Un cessez-le-feu en Syrie fragilisé par des violences meurtrières

Réactions internationales mitigées ; résolution à l’ONU aujourd’hui.

Le quartier Bab Dreib totalement détruit. Shaam News Network/AFP

Après son entrée en vigueur, le cessez-le-feu semblait difficilement tenir hier en Syrie et la prudence restait de mise, Kofi Annan demandant l’aide du Conseil de sécurité pour obtenir de Damas le retrait des soldats déployés dans les zones urbaines.

 

Cette disposition du plan de paix négocié par l’ancien secrétaire général des Nations unies n’a pas été respectée par l’armée syrienne. L’opposition comme les puissances occidentales y voient matière à douter de la sincérité du président Bachar el-Assad. « Toutes les parties ont l’obligation d’appliquer pleinement le plan en six points. Cela inclut à la fois les dispositions militaires du plan et l’engagement à aller vers un processus politique », a rappelé M. Annan dans un communiqué diffusé à Genève.
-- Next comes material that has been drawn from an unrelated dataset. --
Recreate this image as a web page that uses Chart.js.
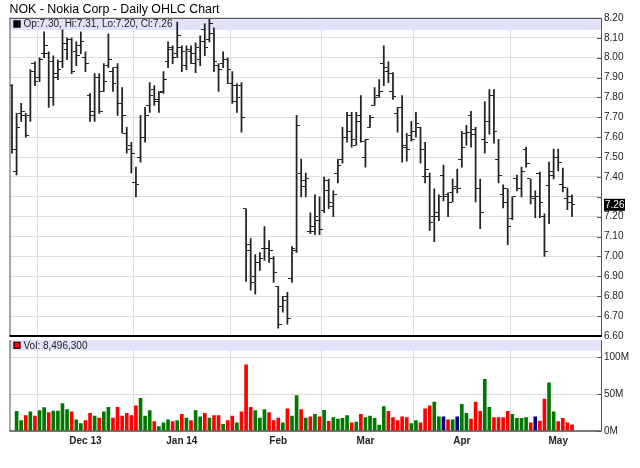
<!DOCTYPE html>
<html><head><meta charset="utf-8">
<script src="https://cdn.jsdelivr.net/npm/chart.js@4.4.1/dist/chart.umd.min.js"></script>
<style>
html,body{margin:0;padding:0;background:#fff;}
#wrap{position:relative;width:640px;height:468px;overflow:hidden;}
#pc{position:absolute;left:0;top:0;}
#vc{position:absolute;left:0;top:340px;}
</style></head><body>
<div id="wrap"><canvas id="pc" width="640" height="340"></canvas><canvas id="vc" width="640" height="128"></canvas></div>
<script>
// ---- data (trading days, Nov 7 2013 .. May 6 2014) ----
const opens  = [7.86,7.43,7.72,7.71,7.71,7.97,7.90,8.02,8.02,7.98,7.92,7.98,8.04,8.09,8.03,8.06,8.00,7.81,7.71,7.90,7.83,7.96,7.93,7.95,7.77,7.62,7.56,7.37,7.50,7.60,7.76,7.84,
  7.78,7.83,7.98,8.04,8.02,8.05,7.96,8.03,7.97,7.99,8.14,8.09,8.12,7.96,7.97,7.99,7.87,7.86,7.86,7.24,7.06,6.90,6.97,7.04,7.04,6.99,6.85,6.75,6.80,6.89,7.03,7.42,
  7.35,7.125,7.125,7.18,7.23,7.38,7.25,7.42,7.49,7.60,7.71,7.56,7.71,7.50,7.65,7.76,7.81,7.97,7.93,7.83,7.72,7.75,7.55,7.61,7.63,7.65,7.40,7.40,7.20,7.20,7.41,7.31,
  7.32,7.35,7.49,7.62,7.71,7.64,7.34,7.59,7.68,7.81,7.49,7.31,7.27,7.19,7.39,7.34,7.54,7.39,7.29,7.42,7.20,7.355,7.41,7.50,7.36,7.29,7.30];
const highs  = [7.865,7.72,7.77,7.72,7.94,7.98,8.00,8.13,8.03,8.01,7.99,8.14,8.10,8.10,8.08,8.13,8.03,7.82,7.92,7.92,7.97,8.12,7.95,7.97,7.85,7.65,7.575,7.45,7.71,7.75,7.875,7.86,
  7.83,7.93,8.08,8.06,8.18,8.06,8.06,8.06,8.075,8.11,8.17,8.20,8.15,7.97,8.03,8.00,7.93,7.87,7.875,7.24,7.09,7.01,7.02,7.15,7.08,7.00,6.85,6.80,6.82,7.05,7.71,7.49,
  7.42,7.22,7.31,7.30,7.40,7.39,7.33,7.49,7.65,7.725,7.725,7.725,7.81,7.59,7.71,7.85,7.89,8.06,7.98,7.925,7.75,7.81,7.62,7.68,7.725,7.65,7.575,7.42,7.34,7.31,7.46,7.32,
  7.39,7.44,7.63,7.66,7.73,7.65,7.39,7.78,7.84,7.84,7.59,7.36,7.34,7.30,7.41,7.45,7.55,7.39,7.33,7.425,7.215,7.475,7.54,7.54,7.445,7.345,7.31];
const lows   = [7.52,7.41,7.68,7.60,7.68,7.86,7.88,8.00,7.75,7.76,7.89,7.95,7.99,7.92,7.96,8.02,7.93,7.68,7.68,7.72,7.83,7.95,7.83,7.71,7.62,7.52,7.42,7.30,7.475,7.575,7.725,7.76,
  7.725,7.82,7.95,7.97,8.00,7.93,7.94,7.97,7.925,7.96,8.01,8.08,7.93,7.83,7.95,7.87,7.77,7.725,7.625,6.875,6.83,6.81,6.93,6.98,6.97,6.87,6.64,6.72,6.66,6.87,7.02,7.30,
  7.30,7.115,7.11,7.11,7.22,7.24,7.20,7.37,7.47,7.575,7.55,7.56,7.575,7.45,7.65,7.76,7.80,7.86,7.875,7.79,7.625,7.475,7.48,7.58,7.60,7.47,7.37,7.13,7.075,7.18,7.28,7.20,
  7.275,7.32,7.45,7.56,7.55,7.275,7.14,7.52,7.615,7.57,7.37,7.245,7.06,7.185,7.33,7.30,7.45,7.265,7.195,7.195,7.00,7.165,7.39,7.43,7.325,7.235,7.20];
const closes = [7.54,7.65,7.73,7.61,7.93,7.88,7.99,8.06,7.80,7.90,7.94,8.07,8.09,7.93,8.01,8.08,7.97,7.73,7.90,7.73,7.88,7.99,7.87,7.77,7.71,7.54,7.52,7.36,7.60,7.71,7.81,7.79,
  7.825,7.89,8.05,8.00,8.11,8.03,8.04,8.02,8.05,8.08,8.05,8.17,7.98,7.94,7.99,7.94,7.78,7.80,7.70,7.03,6.87,6.97,6.99,7.04,7.03,6.92,6.66,6.78,6.69,7.04,7.66,7.38,
  7.39,7.15,7.20,7.135,7.33,7.27,7.31,7.46,7.60,7.63,7.59,7.68,7.58,7.59,7.70,7.80,7.83,7.95,7.92,7.805,7.75,7.56,7.54,7.59,7.67,7.54,7.44,7.17,7.22,7.30,7.30,7.27,
  7.34,7.34,7.55,7.625,7.615,7.34,7.22,7.575,7.81,7.63,7.41,7.34,7.15,7.30,7.34,7.43,7.47,7.30,7.30,7.27,7.025,7.43,7.50,7.475,7.345,7.27,7.26];
// volume in millions of shares
const volumes = [null,26.6,14,21,26,20,27.5,31.5,25,27,27,37,29,26,15,10,14,24,20,17.5,26,32,17.5,32,20,24,21,34,44,20,27.5,12.6,
  6,11,15,12.6,14,22.5,17.5,14,27.5,19,24,17.5,21,21,9,14,20,11,26,89.6,32,27.5,17.5,29,25,14,17.5,11,30,20,48,29,
  17.5,19,22.5,19,28,13,18,16,17,21,11,12,22.5,18,20,17,8,33,26.5,18,14,19,18,10,14,11,30,34,39,19,19,15,
  15,19,36,24,16,39,26.5,70,32,18,18,18,26.5,22.5,17,17,18,11,19,13.5,43,65,26,12.6,17,11,8.4963];
// x-axis month ticks (bar index of first trading day) and labels
const monthTicks  = [16, 37, 58, 77, 98, 119];
const monthLabels = ['Dec 13', 'Jan 14', 'Feb', 'Mar', 'Apr', 'May'];
const priceTicks  = [6.6,6.7,6.8,6.9,7.0,7.1,7.2,7.3,7.4,7.5,7.6,7.7,7.8,7.9,8.0,8.1,8.2];
const volTicks    = [0, 50, 100];
const titleText   = 'NOK - Nokia Corp - Daily OHLC Chart';

// ---- styles ----
const FONT = "'Liberation Sans', Arial, Helvetica, sans-serif";
const BAND = '#e2e2fa';
const GRID = '#dddddd';
const AXIS = '#555555';
const GREEN = '#007800', RED = '#ff0000', BLUE = '#000080';
const XMIN = -0.545, XMAX = 128.32;

const idx = closes.map((_, i) => i);
const last = closes.length - 1;
const f2 = v => v.toFixed(2);
const volColors = idx.map(i => {
  if (i === 0) return RED;
  const d = Math.round(closes[i] * 1000) - Math.round(closes[i - 1] * 1000);
  return d > 0 ? GREEN : (d < 0 ? RED : BLUE);
});

function tickImg(side) {
  const c = document.createElement('canvas');
  c.width = 7; c.height = 1;
  const g = c.getContext('2d');
  g.fillStyle = '#222';
  if (side === 'L') g.fillRect(0, 0, 3, 1); else g.fillRect(4, 0, 3, 1);
  return c;
}

const panelPlugin = {
  id: 'panel',
  beforeDatasetsDraw(chart, args, o) {
    const a = chart.chartArea, ctx = chart.ctx;
    ctx.save();
    ctx.fillStyle = BAND;
    ctx.fillRect(a.left, a.top, a.right - a.left, o.bandH);
    ctx.restore();
  },
  afterDatasetsDraw(chart, args, o) {
    const a = chart.chartArea, ctx = chart.ctx;
    ctx.save();
    const cy = a.top + o.bandH / 2;
    ctx.fillStyle = o.marker;
    ctx.fillRect(a.left + 4, cy - 3.5, 7, 7);
    ctx.strokeStyle = '#000'; ctx.lineWidth = 1;
    ctx.strokeRect(a.left + 4.5, cy - 3, 6, 6);
    ctx.fillStyle = '#222';
    ctx.font = '10px ' + FONT;
    ctx.textBaseline = 'middle';
    ctx.textAlign = 'left';
    ctx.fillText(o.text, a.left + 14, cy + 0.5);
    // frame
    ctx.strokeStyle = AXIS; ctx.lineWidth = 1;
    ctx.beginPath();
    ctx.moveTo(a.left + 0.5, a.top); ctx.lineTo(a.left + 0.5, a.bottom);
    ctx.moveTo(a.right + 0.5, a.top); ctx.lineTo(a.right + 0.5, a.bottom);
    if (o.topLine) { ctx.moveTo(a.left, a.top + 0.5); ctx.lineTo(a.right, a.top + 0.5); }
    const ys = chart.scales.y;
    ys.ticks.forEach(t => {
      const py = Math.round(ys.getPixelForValue(t.value)) + 0.5;
      ctx.moveTo(a.right - 4, py); ctx.lineTo(a.right, py);
    });
    ctx.stroke();
    ctx.fillStyle = o.bottomColor;
    ctx.fillRect(a.left, a.bottom - o.bottomW / 2, a.right - a.left + 1, o.bottomW);
    if (o.lastBox) {
      const py = ys.getPixelForValue(closes[last]);
      ctx.fillStyle = '#000';
      ctx.fillRect(a.right + 3, py - 6, 21, 12);
      ctx.fillStyle = '#fff';
      ctx.font = '10px ' + FONT;
      ctx.fillText(f2(closes[last]), a.right + 4, py + 0.5);
    }
    ctx.restore();
  }
};

const xBase = {
  type: 'linear', min: XMIN, max: XMAX, offset: false,
  afterBuildTicks: s => { s.ticks = monthTicks.map(v => ({ value: v })); },
  grid: { color: GRID, drawTicks: false, lineWidth: 1 },
  border: { display: false }
};

new Chart(document.getElementById('pc'), {
  type: 'bar',
  data: { datasets: [
    { type: 'bar', data: idx.map(i => ({ x: i, y: [lows[i], highs[i]] })), backgroundColor: '#222', barThickness: 1.1, order: 2 },
    { type: 'line', showLine: false, data: idx.map(i => ({ x: i, y: opens[i] })), pointStyle: tickImg('L'), pointRadius: 3, pointHoverRadius: 3, order: 1 },
    { type: 'line', showLine: false, data: idx.map(i => ({ x: i, y: closes[i] })), pointStyle: tickImg('R'), pointRadius: 3, pointHoverRadius: 3, order: 1 }
  ]},
  options: {
    responsive: false, animation: false, devicePixelRatio: 1, events: [],
    layout: { padding: { left: 9.5, right: 0, top: 0, bottom: 2 } },
    plugins: {
      legend: { display: false }, tooltip: { enabled: false },
      title: { display: true, text: titleText, align: 'start', color: '#000',
               font: { family: FONT, size: 12.4, weight: 'normal' }, padding: { top: 2, bottom: 1.1 } },
      panel: { bandH: 12, marker: '#000', topLine: true, bottomColor: '#000', bottomW: 2, lastBox: true,
               text: `Op:${f2(opens[last])}, Hi:${f2(highs[last])}, Lo:${f2(lows[last])}, Cl:${f2(closes[last])}` }
    },
    scales: {
      x: Object.assign({}, xBase, {
        ticks: { display: false },
        afterFit: s => { s.height = 0; s.paddingLeft = 0; s.paddingRight = 0; }
      }),
      y: {
        position: 'right', min: 6.6, max: 8.2,
        afterBuildTicks: s => { s.ticks = priceTicks.map(v => ({ value: v })); },
        ticks: { color: '#222', padding: 3, font: { family: FONT, size: 10 },
                 callback: v => (Math.abs(v - closes[last]) < 0.045 ? '' : v.toFixed(2)) },
        grid: { color: GRID, drawTicks: false },
        border: { display: false },
        afterFit: s => { s.width = 39; s.paddingTop = 0; s.paddingBottom = 0; }
      }
    }
  },
  plugins: [panelPlugin]
});

new Chart(document.getElementById('vc'), {
  type: 'bar',
  data: { datasets: [
    { data: idx.map(i => ({ x: i, y: volumes[i] })), backgroundColor: volColors, barThickness: 3 }
  ]},
  options: {
    responsive: false, animation: false, devicePixelRatio: 1, events: [],
    layout: { padding: { left: 9.5, right: 0, top: 0, bottom: 0 } },
    plugins: {
      legend: { display: false }, tooltip: { enabled: false },
      panel: { bandH: 10.5, marker: RED, topLine: false, bottomColor: AXIS, bottomW: 1.5, lastBox: false,
               text: 'Vol: ' + Math.round(volumes[last] * 1e6).toLocaleString('en-US') }
    },
    scales: {
      x: Object.assign({}, xBase, {
        ticks: { display: true, color: '#222', padding: 4, autoSkip: false, maxRotation: 0,
                 font: { family: FONT, size: 10, weight: 'bold' },
                 callback: v => monthLabels[monthTicks.indexOf(v)] },
        afterFit: s => { s.height = 37; s.paddingLeft = 0; s.paddingRight = 0; }
      }),
      y: {
        position: 'right', min: 0, max: 123,
        afterBuildTicks: s => { s.ticks = volTicks.map(v => ({ value: v })); },
        ticks: { color: '#222', padding: 3, font: { family: FONT, size: 10 }, callback: v => v + 'M' },
        grid: { color: GRID, drawTicks: false },
        border: { display: false },
        afterFit: s => { s.width = 39; s.paddingTop = 0; s.paddingBottom = 0; }
      }
    }
  },
  plugins: [panelPlugin]
});
</script>
</body></html>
Rendant compte de sa mission aux membres du Conseil de sécurité, le médiateur international a souligné que Damas ne s’était pas mis en totale conformité avec son plan de paix et que le régime devait retirer ses soldats et ses armes lourdes déployés dans les zones urbaines, a rapporté l’ambassadrice des États-Unis à l’ONU, Susan Rice, dont le pays préside ce mois-ci le Conseil de sécurité.

 

M. Annan a en outre estimé que techniquement, Damas n’avait pas respecté son plan de paix, mais que le fragile cessez-le-feu était « une chance à saisir ». Il a aussi demandé au Conseil d’autoriser le déploiement rapide d’une mission légère d’observateurs pour surveiller le cessez-le-feu, selon ces diplomates. Une proposition qui pourrait se réaliser dès aujourd’hui selon l’ambassadeur russe Vitali Tchourkine. Ce dernier a précisé qu’il s’agirait dans un premier temps d’un groupe de 20 à 30 personnes qui pourraient être sur place « au début de la semaine prochaine », ajoutant qu’une « mission en bonne et due forme prendra du temps à être déployée ». Une partie de ces observateurs pourrait être prise sur le contingent de la mission de l’ONU sur le Golan, a-t-il précisé. Selon le ministre français des Affaires étrangères Alain Juppé, un projet de texte élaboré par la France, les États-Unis et le Royaume-Uni devait être présenté au Conseil.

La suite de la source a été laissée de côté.